Otra sacerdotisa iniciadora fue la empleada doméstica. Ellas lo hicieron con más ternura. Muchas veces descartucharon -como se dice en lenguaje vulgar- al jovencito púber que habían conocido niño. Y no cobraban tarifa extra por estos trabajos. Chile debiera reconocerles este enorme servicio a la patria, que evitó muchos traumas, gonorrea y sífilis.



Había otros ritos brutales, como la peladilla, que era una especie de flagelación de los genitales del sacrificado.



También es rito de pasaje la despedida de soltero. Antes estaba reservada a los hombres; ahora son cada vez más frecuentes las despedidas de solteras. Estos ritos son claramente orgiásticos. Se supone que es la última oportunidad para que el despedido o despedida se lancen a la vida y derroche, antes de someterse a una vida regida por la estricta economía y moralidad de la monogamia y el orden hogareño.



Las mujeres suelen ir a cabarets femeninos a chillar y a ver como se desnudan los vedetos. Los hombres se dedican a emborrachar al novio, para abandonarlo de madrugada, inconsciente, en el antejardín de la casa de la suegra o en un tren a Temuco.



Violentos son también los ritos de iniciación en la vida universitaria: el llamado mechoneo en que el estudiante que ingresa a una carrera es vejado y sometido a pruebas humillantes: los desnudan, los pintarrajean, los untan con harina y huevos reventados, cuando no con inmundicias, y los exponen así en la vía pública, donde deben mendigar el dinero para recuperar la ropa.
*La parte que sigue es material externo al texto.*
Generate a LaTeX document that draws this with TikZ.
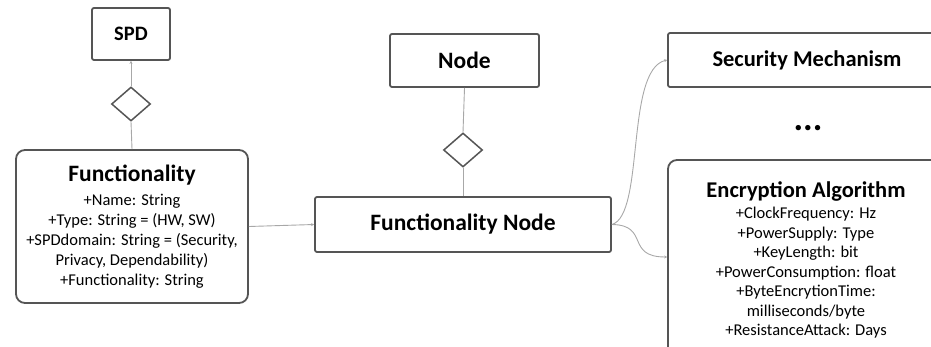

De una violencia más sutil es el rito de iniciación en el trabajo: la pagada de piso, en que el pobre empleado debe sacrificar buena parte de su primer sueldo en agasajar a los otros.



Ritos de renovación son los cumpleaños y el Año Nuevo. Suponemos que en la vida individual y colectiva se nos va un tiempo envejecido, gastado, e iniciamos otro, flamante y lleno de esperanza.



En fin, nuestra vida está más llena de ritos de lo que creemos. El problema es que la mayor parte de éstos son ritos vacíos de sentido, reducidos a pura forma y a veces a pura violencia.